# [TASK]
Give again exactly the lines that run from the start of the records to the line holding "PX_PER_V, PX_PER_I = 82.5, 50.2", both ends counted. Do not include the pictures.

# [INFORMATION PROVIDED]
** BEGIN **
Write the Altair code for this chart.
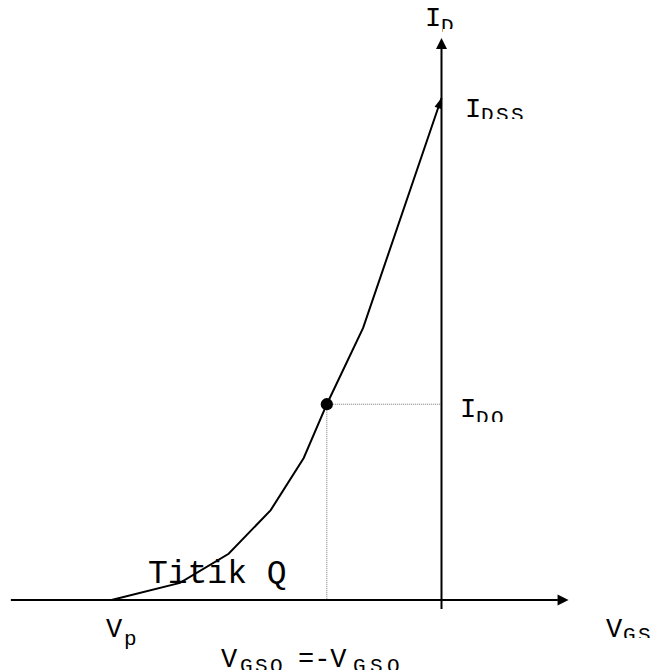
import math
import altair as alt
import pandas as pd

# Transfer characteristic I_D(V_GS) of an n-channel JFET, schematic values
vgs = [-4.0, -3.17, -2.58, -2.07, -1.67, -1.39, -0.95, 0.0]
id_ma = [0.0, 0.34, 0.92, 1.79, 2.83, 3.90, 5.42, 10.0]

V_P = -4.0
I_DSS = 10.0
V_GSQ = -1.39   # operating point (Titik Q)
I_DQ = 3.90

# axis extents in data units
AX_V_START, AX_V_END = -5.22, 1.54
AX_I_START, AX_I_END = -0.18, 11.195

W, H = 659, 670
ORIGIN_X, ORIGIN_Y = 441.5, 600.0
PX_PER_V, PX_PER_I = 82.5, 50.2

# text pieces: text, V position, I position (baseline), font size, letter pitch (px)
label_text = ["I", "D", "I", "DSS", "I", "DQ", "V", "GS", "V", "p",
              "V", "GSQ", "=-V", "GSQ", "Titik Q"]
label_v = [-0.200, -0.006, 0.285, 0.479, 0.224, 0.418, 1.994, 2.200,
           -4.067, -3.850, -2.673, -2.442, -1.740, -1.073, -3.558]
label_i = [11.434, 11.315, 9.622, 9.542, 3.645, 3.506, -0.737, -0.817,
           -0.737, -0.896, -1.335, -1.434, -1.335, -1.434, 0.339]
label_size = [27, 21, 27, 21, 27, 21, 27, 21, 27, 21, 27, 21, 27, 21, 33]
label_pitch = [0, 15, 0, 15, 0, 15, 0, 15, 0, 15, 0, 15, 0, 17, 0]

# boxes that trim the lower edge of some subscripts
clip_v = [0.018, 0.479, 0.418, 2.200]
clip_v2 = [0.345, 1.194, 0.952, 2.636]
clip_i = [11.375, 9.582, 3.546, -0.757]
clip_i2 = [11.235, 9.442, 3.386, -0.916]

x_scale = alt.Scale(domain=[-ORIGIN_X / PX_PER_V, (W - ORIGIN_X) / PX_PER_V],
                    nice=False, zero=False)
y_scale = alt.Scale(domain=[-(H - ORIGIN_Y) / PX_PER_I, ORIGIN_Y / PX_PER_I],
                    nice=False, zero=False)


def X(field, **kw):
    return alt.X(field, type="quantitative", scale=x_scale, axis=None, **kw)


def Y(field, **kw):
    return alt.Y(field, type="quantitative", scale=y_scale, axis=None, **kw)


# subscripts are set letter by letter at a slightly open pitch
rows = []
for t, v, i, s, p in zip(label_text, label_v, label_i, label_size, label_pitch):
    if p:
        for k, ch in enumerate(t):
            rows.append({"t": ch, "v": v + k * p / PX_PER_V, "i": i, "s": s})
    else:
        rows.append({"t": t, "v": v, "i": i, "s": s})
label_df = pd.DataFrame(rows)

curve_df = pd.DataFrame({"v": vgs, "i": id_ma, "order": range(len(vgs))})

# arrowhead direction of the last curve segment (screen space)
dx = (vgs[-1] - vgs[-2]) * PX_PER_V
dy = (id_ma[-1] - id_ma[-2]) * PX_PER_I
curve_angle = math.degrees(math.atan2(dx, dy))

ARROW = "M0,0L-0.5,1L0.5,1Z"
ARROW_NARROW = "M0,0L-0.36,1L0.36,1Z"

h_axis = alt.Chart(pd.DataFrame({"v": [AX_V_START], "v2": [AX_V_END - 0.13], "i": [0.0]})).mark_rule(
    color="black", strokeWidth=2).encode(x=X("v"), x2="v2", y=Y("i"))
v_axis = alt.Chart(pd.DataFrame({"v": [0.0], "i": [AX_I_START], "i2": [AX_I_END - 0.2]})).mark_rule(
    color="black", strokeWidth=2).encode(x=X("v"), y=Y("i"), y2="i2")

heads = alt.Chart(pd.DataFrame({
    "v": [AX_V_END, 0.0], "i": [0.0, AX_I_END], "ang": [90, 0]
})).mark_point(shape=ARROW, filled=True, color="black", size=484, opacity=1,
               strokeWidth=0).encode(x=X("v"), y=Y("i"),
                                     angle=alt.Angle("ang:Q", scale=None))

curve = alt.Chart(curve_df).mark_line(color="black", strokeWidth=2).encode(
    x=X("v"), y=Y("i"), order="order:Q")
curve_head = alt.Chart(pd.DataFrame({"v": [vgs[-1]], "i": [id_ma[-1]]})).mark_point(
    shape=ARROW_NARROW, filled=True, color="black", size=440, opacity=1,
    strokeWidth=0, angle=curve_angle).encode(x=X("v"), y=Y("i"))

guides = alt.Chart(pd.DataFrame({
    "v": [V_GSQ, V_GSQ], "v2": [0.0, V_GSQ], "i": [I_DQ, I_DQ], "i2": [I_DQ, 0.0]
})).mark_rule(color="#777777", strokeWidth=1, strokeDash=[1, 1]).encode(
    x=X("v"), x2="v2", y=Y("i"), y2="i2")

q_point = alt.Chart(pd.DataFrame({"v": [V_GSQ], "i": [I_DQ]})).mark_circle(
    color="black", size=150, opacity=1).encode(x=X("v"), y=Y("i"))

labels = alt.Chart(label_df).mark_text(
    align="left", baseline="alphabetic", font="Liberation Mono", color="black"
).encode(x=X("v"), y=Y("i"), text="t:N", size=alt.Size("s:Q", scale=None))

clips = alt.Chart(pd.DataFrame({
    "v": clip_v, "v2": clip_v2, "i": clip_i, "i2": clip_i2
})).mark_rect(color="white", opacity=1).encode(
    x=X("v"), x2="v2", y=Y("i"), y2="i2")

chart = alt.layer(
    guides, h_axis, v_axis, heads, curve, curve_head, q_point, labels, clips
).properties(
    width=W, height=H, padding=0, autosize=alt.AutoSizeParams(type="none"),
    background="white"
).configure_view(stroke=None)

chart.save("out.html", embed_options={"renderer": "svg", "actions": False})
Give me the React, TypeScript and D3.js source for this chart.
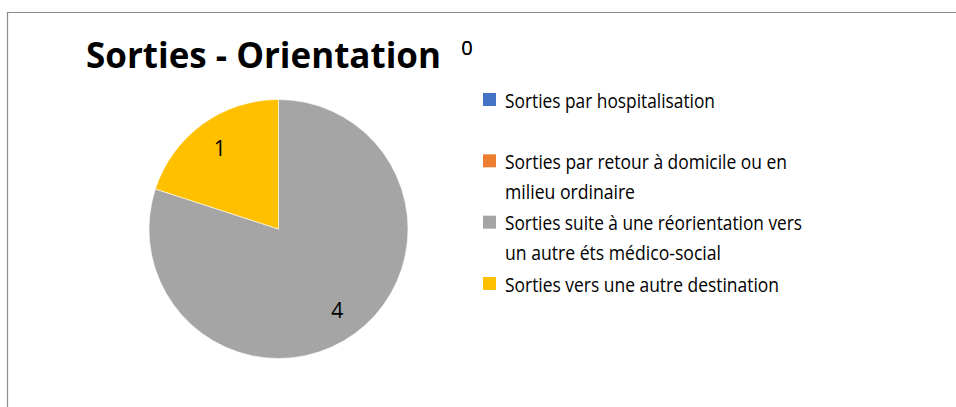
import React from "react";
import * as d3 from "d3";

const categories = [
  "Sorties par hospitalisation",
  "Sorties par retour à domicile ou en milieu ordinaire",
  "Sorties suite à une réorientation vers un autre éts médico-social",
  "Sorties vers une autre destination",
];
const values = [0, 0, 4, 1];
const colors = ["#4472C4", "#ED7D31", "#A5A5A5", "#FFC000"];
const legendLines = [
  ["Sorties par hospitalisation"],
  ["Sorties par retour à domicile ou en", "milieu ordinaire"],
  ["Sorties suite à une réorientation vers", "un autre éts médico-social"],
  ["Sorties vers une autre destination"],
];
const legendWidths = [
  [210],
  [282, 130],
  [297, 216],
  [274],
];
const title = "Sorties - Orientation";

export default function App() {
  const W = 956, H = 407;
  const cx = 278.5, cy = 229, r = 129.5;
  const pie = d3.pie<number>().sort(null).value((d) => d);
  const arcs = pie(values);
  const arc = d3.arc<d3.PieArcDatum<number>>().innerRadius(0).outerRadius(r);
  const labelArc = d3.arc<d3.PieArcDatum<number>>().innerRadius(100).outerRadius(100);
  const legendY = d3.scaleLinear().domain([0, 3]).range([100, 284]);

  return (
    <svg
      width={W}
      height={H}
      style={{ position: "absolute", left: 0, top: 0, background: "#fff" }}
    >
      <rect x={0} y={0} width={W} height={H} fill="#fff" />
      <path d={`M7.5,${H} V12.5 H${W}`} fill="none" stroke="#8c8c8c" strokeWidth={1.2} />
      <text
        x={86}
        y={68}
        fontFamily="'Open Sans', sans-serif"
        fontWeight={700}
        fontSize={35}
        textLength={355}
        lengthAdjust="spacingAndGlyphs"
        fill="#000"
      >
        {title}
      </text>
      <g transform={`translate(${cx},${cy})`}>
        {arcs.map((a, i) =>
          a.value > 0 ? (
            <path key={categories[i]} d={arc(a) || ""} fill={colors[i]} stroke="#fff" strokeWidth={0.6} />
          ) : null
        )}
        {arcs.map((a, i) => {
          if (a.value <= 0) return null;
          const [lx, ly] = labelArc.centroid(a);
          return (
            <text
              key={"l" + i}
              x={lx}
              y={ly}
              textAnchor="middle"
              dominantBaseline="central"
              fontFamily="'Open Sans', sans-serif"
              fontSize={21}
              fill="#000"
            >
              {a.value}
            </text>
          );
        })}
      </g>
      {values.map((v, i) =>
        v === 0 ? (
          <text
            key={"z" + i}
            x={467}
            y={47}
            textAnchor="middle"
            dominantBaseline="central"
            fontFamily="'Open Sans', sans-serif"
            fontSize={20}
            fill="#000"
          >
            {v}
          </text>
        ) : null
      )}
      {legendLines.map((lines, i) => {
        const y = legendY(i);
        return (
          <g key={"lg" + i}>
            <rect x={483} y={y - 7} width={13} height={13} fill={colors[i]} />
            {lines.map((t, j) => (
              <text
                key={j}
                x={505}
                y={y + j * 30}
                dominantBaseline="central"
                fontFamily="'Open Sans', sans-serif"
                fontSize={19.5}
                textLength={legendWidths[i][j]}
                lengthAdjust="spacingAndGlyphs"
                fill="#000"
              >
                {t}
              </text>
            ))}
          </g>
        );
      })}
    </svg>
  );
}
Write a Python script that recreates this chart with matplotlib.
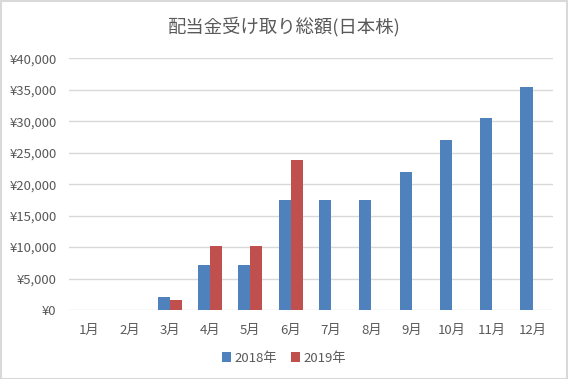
** END **
# [THE COMPLETED TASK]
Write the Altair code for this chart.
import math
import altair as alt
import pandas as pd

# Transfer characteristic I_D(V_GS) of an n-channel JFET, schematic values
vgs = [-4.0, -3.17, -2.58, -2.07, -1.67, -1.39, -0.95, 0.0]
id_ma = [0.0, 0.34, 0.92, 1.79, 2.83, 3.90, 5.42, 10.0]

V_P = -4.0
I_DSS = 10.0
V_GSQ = -1.39   # operating point (Titik Q)
I_DQ = 3.90

# axis extents in data units
AX_V_START, AX_V_END = -5.22, 1.54
AX_I_START, AX_I_END = -0.18, 11.195

W, H = 659, 670
ORIGIN_X, ORIGIN_Y = 441.5, 600.0
PX_PER_V, PX_PER_I = 82.5, 50.2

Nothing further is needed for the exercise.